I basically cleaned it out, replaced 2 tyres, fixed a badly leaking rear axle bearing and cut off the damaged bullbar.
Engine was spectacular.

I took it to a Dobinsons agent for a wheel alignment and they were amazed to find the suspension and steering was in v good shape. They said it was one of the few 60 series they could get to track straight on our cambered roads. A young mechanics assistant was looking for his first cruiser and his boss recommended him buying it and lent him the cash. The only hiccup was when the kid told his dad that night, his dad said you should have bargained harder and tried to talk me down $500 after the deal was done at handover time. His boss jumped in and told him that's not how you do business and it was already a good price and he handed over the full agreed price.
The kid I sold it to still had it 2 years later and was loving it.

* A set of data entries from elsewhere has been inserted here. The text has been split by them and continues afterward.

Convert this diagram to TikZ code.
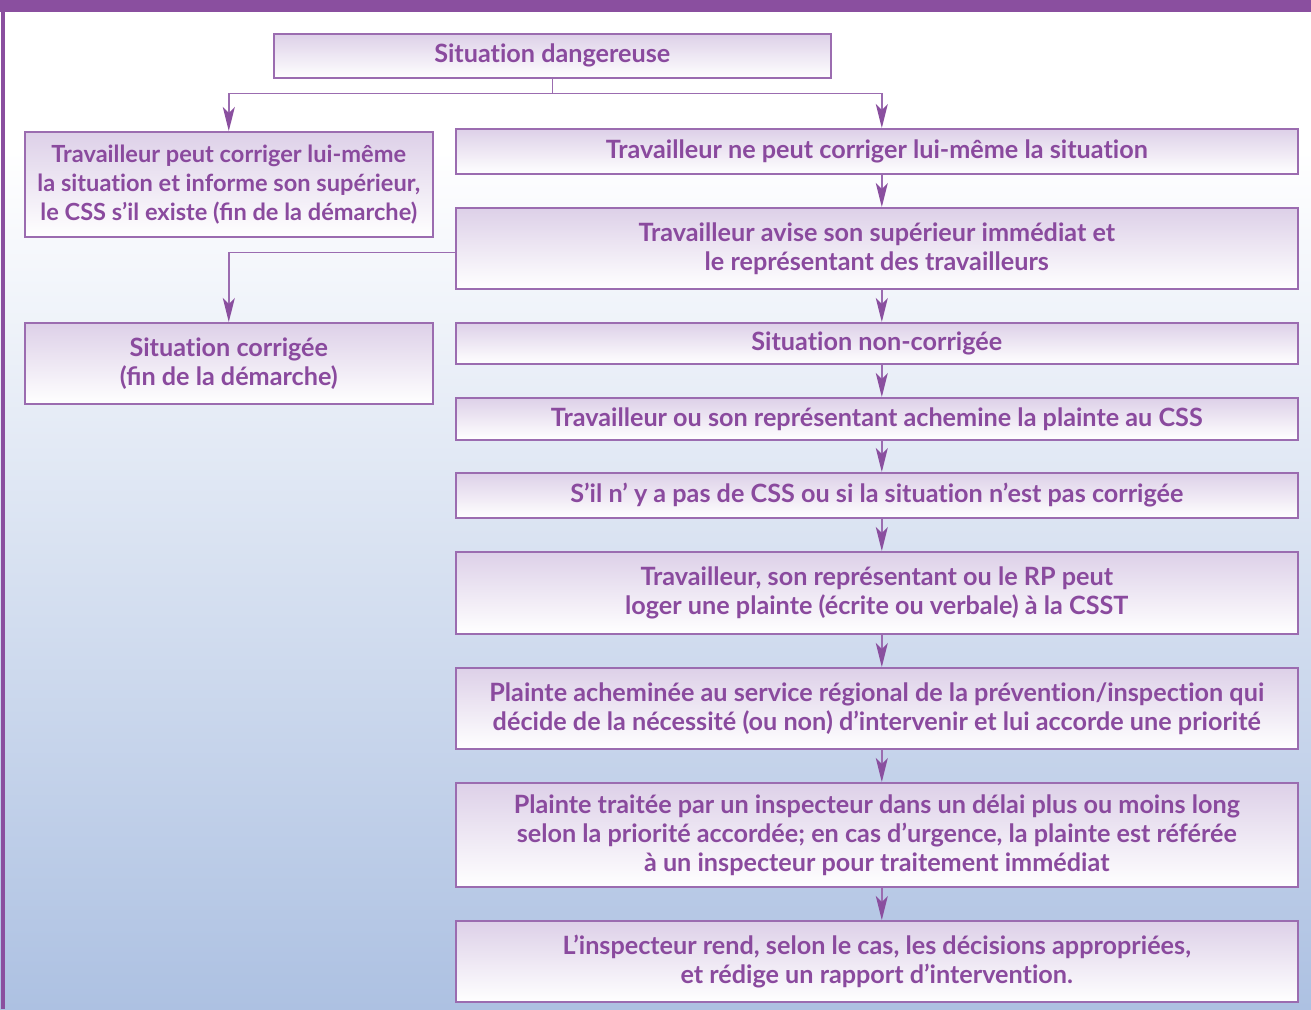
\documentclass[tikz,border=0pt]{standalone}
\usepackage{fontspec}
\setmainfont{Lato}[Ligatures=NoCommon]
\usetikzlibrary{arrows.meta}
\definecolor{txtpurple}{HTML}{8A4A9E}
\definecolor{bandpurple}{HTML}{8A4F9F}
\definecolor{linepurple}{HTML}{9B6CB0}
\definecolor{boxtop}{HTML}{DDD0E8}
\definecolor{bgblue}{HTML}{ADC1E2}
\tikzset{
  box/.style={draw=linepurple, line width=1.6pt, top color=boxtop, bottom color=white,
    anchor=north west, inner sep=0pt, align=center, text=txtpurple,
    font=\fontsize{25.2}{29}\selectfont\bfseries},
  lbox/.style={box, font=\fontsize{23.6}{29}\selectfont\bfseries},
  conn/.style={draw=linepurple, line width=1.6pt},
  arr/.style={conn, -{Stealth[length=24pt,width=12pt,inset=6pt,color=bandpurple]}},
}
\begin{document}
\begin{tikzpicture}[x=1pt,y=-1pt]
\useasboundingbox (0,0) rectangle (1311,1009);
\fill[white] (0,0) rectangle (1311,150);
\shade[top color=white, bottom color=bgblue] (0,150) rectangle (1311,1009);
\fill[bandpurple] (0,0) rectangle (1311,12);
\fill[bandpurple] (1,0) rectangle (4.5,1009);

\node[box, minimum width=557pt, minimum height=44pt] (dang) at (273,33) {Situation dangereuse};
\node[lbox, minimum width=408pt, minimum height=105pt] (lb1) at (24,131) {Travailleur peut corriger lui-même\\la situation et informe son supérieur,\\le CSS s’il existe (ﬁn de la démarche)};
\node[box, minimum width=408pt, minimum height=81pt] (lb2) at (24,322) {Situation corrigée\\(ﬁn de la démarche)};

\node[box, minimum width=842pt, minimum height=45pt] (r1) at (455,128) {Travailleur ne peut corriger lui-même la situation};
\node[box, minimum width=842pt, minimum height=81pt] (r2) at (455,207) {Travailleur avise son supérieur immédiat et\\le représentant des travailleurs};
\node[box, minimum width=842pt, minimum height=41pt] (r3) at (455,322) {Situation non-corrigée};
\node[box, minimum width=842pt, minimum height=42pt] (r4) at (455,397) {Travailleur ou son représentant achemine la plainte au CSS};
\node[box, minimum width=842pt, minimum height=45pt] (r5) at (455,472) {S’il n’ y a pas de CSS ou si la situation n’est pas corrigée};
\node[box, minimum width=842pt, minimum height=82pt] (r6) at (455,551) {Travailleur, son représentant ou le RP peut\\loger une plainte (écrite ou verbale) à la CSST};
\node[box, minimum width=842pt, minimum height=81pt] (r7) at (455,667) {Plainte acheminée au service régional de la prévention/inspection qui\\décide de la nécessité (ou non) d’intervenir et lui accorde une priorité};
\node[box, minimum width=842pt, minimum height=104pt] (r8) at (455,782) {Plainte traitée par un inspecteur dans un délai plus ou moins long\\selon la priorité accordée; en cas d’urgence, la plainte est référée\\à un inspecteur pour traitement immédiat};
\node[box, minimum width=842pt, minimum height=81pt] (r9) at (455,920) {L’inspecteur rend, selon le cas, les décisions appropriées,\\et rédige un rapport d’intervention.};

\draw[conn] (dang.south) -- ++(0,15) coordinate (j);
\draw[arr] (j) -| (lb1.north);
\draw[arr] (j) -| ([xshift=5pt]r1.north);
\draw[arr] ([yshift=-4pt]r2.west) -| (lb2.north);
\foreach \a/\b in {r1/r2,r2/r3,r3/r4,r4/r5,r5/r6,r6/r7,r7/r8,r8/r9}
  \draw[arr] ([xshift=5pt]\a.south) -- ([xshift=5pt]\b.north);
\end{tikzpicture}
\end{document}
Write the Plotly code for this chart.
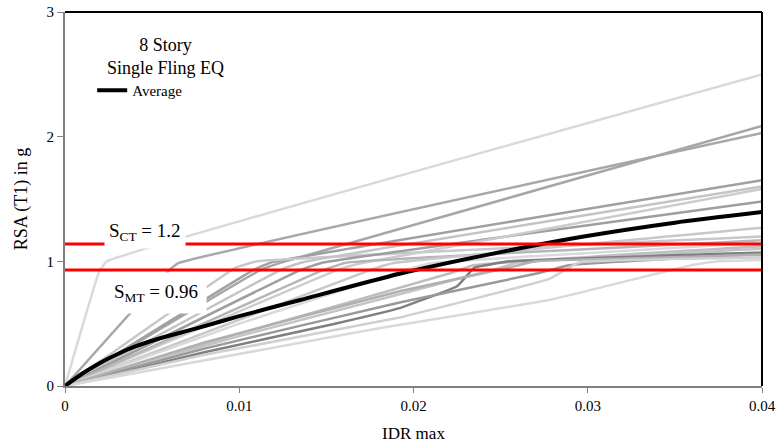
import plotly.graph_objects as go

# ---- data ----
x_ticks = [0, 0.01, 0.02, 0.03, 0.04]
x_tick_labels = ["0", "0.01", "0.02", "0.03", "0.04"]
y_ticks = [0, 1, 2, 3]

# individual records (IDR max, RSA(T1))
rec_x = [
    [0, 0.00195, 0.0024, 0.04],
    [0, 0.00585, 0.0065, 0.04],
    [0, 0.0112, 0.0124, 0.04],
    [0, 0.0108, 0.0118, 0.04],
    [0, 0.0098, 0.0110, 0.04],
    [0, 0.0125, 0.0137, 0.04],
    [0, 0.0135, 0.0148, 0.04],
    [0, 0.0158, 0.0172, 0.04],
    [0, 0.0148, 0.0162, 0.04],
    [0, 0.0175, 0.0188, 0.04],
    [0, 0.0100, 0.0195, 0.0210, 0.04],
    [0, 0.0100, 0.0220, 0.0235, 0.04],
    [0, 0.0100, 0.0245, 0.0260, 0.04],
    [0, 0.0080, 0.0155, 0.0192, 0.0225, 0.0235, 0.0255, 0.04],
    [0, 0.0080, 0.0192, 0.0270, 0.0290, 0.04],
    [0, 0.0080, 0.0192, 0.0255, 0.0270, 0.04],
    [0, 0.0080, 0.0192, 0.0278, 0.0295, 0.04],
    [0, 0.0181, 0.0278, 0.0360, 0.0375, 0.04],
]
rec_y = [
    [0, 0.914, 1.0, 2.50],
    [0, 0.91, 0.985, 2.03],
    [0, 0.93, 0.99, 2.085],
    [0, 0.93, 0.99, 1.65],
    [0, 0.95, 1.0, 1.20],
    [0, 0.94, 0.995, 1.60],
    [0, 0.93, 0.99, 1.48],
    [0, 0.94, 0.99, 1.58],
    [0, 0.93, 0.99, 1.17],
    [0, 0.93, 0.985, 1.27],
    [0, 0.50, 0.93, 0.985, 1.15],
    [0, 0.42, 0.90, 0.97, 1.12],
    [0, 0.40, 0.93, 0.99, 1.10],
    [0, 0.27, 0.50, 0.625, 0.80, 0.95, 1.0, 1.07],
    [0, 0.30, 0.67, 0.90, 0.97, 1.06],
    [0, 0.35, 0.76, 0.95, 1.0, 1.05],
    [0, 0.25, 0.55, 0.86, 0.99, 1.03],
    [0, 0.465, 0.69, 0.97, 1.0, 1.01],
]
rec_colors = ["#d9d9d9", "#a8a8a8", "#a6a6a6", "#a0a0a0", "#c8c8c8", "#c4c4c4",
              "#9e9e9e", "#cccccc", "#b5b5b5", "#c8c8c8", "#d9d9d9", "#bdbdbd",
              "#c4c4c4", "#7f7f7f", "#999999", "#b0b0b0", "#d0d0d0", "#d9d9d9"]

avg_x = [0, 0.001, 0.002, 0.003, 0.004, 0.0055, 0.0075, 0.010, 0.0135, 0.0192, 0.0245, 0.0296, 0.035, 0.04]
avg_y = [0, 0.10, 0.185, 0.255, 0.315, 0.385, 0.46, 0.56, 0.69, 0.90, 1.06, 1.195, 1.31, 1.395]

s_ct = 1.14
s_mt = 0.93
x_span = [0, 0.04]

serif = "Liberation Serif"

fig = go.Figure()
for xs, ys, c in zip(rec_x, rec_y, rec_colors):
    fig.add_trace(go.Scatter(x=xs, y=ys, mode="lines", showlegend=False,
                             line=dict(color=c, width=2.5, shape="spline", smoothing=0.25),
                             hoverinfo="skip"))

fig.add_trace(go.Scatter(x=avg_x, y=avg_y, mode="lines", name="Average",
                         line=dict(color="black", width=4, shape="spline", smoothing=0.6)))

for yv in [s_ct, s_mt]:
    fig.add_trace(go.Scatter(x=x_span, y=[yv, yv], mode="lines", showlegend=False,
                             line=dict(color="#ff0000", width=3), hoverinfo="skip"))

fig.add_annotation(x=0.0046, y=1.235, xref="x", yref="y", showarrow=False,
                   xanchor="center", yanchor="middle",
                   text="S<sub>CT</sub> = 1.2", bgcolor="white", borderpad=4,
                   font=dict(family=serif, size=19, color="black"))
fig.add_annotation(x=0.0052, y=0.75, xref="x", yref="y", showarrow=False,
                   xanchor="center", yanchor="middle",
                   text="S<sub>MT</sub> = 0.96", bgcolor="white", borderpad=8,
                   font=dict(family=serif, size=19, color="black"))
fig.add_annotation(x=0.1445, y=0.881, xref="paper", yref="paper", showarrow=False,
                   xanchor="center", yanchor="middle", align="center",
                   text="8 Story<br>Single Fling EQ",
                   font=dict(family=serif, size=18, color="black"))

# top and right frame in black
fig.add_shape(type="line", xref="x domain", yref="y domain", x0=0, x1=1, y0=1, y1=1,
              line=dict(color="black", width=2))
fig.add_shape(type="line", xref="x domain", yref="y domain", x0=1, x1=1, y0=0, y1=1,
              line=dict(color="black", width=2))

fig.update_layout(
    width=778, height=443,
    margin=dict(l=65, r=16, t=12, b=57),
    plot_bgcolor="white", paper_bgcolor="white",
    font=dict(family=serif, size=15, color="black"),
    legend=dict(x=0.039, y=0.79, xanchor="left", yanchor="middle",
                bgcolor="rgba(0,0,0,0)", font=dict(family=serif, size=15, color="black"),
                itemwidth=30, tracegroupgap=0),
    xaxis=dict(range=[0, 0.04], tickvals=x_ticks, ticktext=x_tick_labels,
               showgrid=False, zeroline=False, showline=True, linecolor="#808080",
               linewidth=2, ticks="outside", ticklen=5, tickcolor="#808080",
               automargin=False,
               tickfont=dict(family=serif, size=15, color="black"),
               title=dict(text="IDR max", font=dict(family=serif, size=17, color="black"),
                          standoff=14)),
    yaxis=dict(range=[0, 3], tickvals=y_ticks, showgrid=False, zeroline=False,
               showline=True, linecolor="#808080", linewidth=2, ticks="outside",
               ticklen=6, tickcolor="#808080", automargin=False,
               tickfont=dict(family=serif, size=15, color="black"),
               title=dict(text="RSA (T1) in g", font=dict(family=serif, size=18, color="black"),
                          standoff=14)),
)

# remove the default 8px page margin so the figure fills the window exactly
fig.write_html("out.html", config={"displayModeBar": False},
               post_script="document.body.style.margin='0px';document.body.style.overflow='hidden';")
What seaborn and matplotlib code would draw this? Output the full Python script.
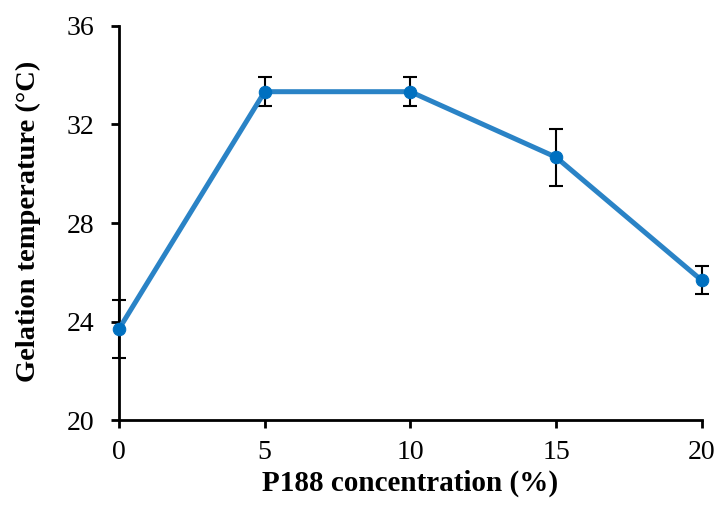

It was the school holidays at that time, so my teen son and I drove to Uluru and Alice on Great Central Road (2400klms each way) on the extra I made from the sale on the 61 in my HZJ75 ute I had. I made him learn to drive on a slippery gravel road for 200klms with an exedy heavy duty clutch. He whinged all the time but now he brags about to his mates.

I guess what I really regretted was not keeping the 12HT and putting it into a landcruiser with a good body.
 
I just finished my timing belt on my 1HZ and used this technique for the tensioning spring.

It made the tensioning really easy.
 
That's a good video. Shows that everyone can learn something smart - I didn't remove/move the AC comp or belt tensioner last time I did the job on my 80's 1hz.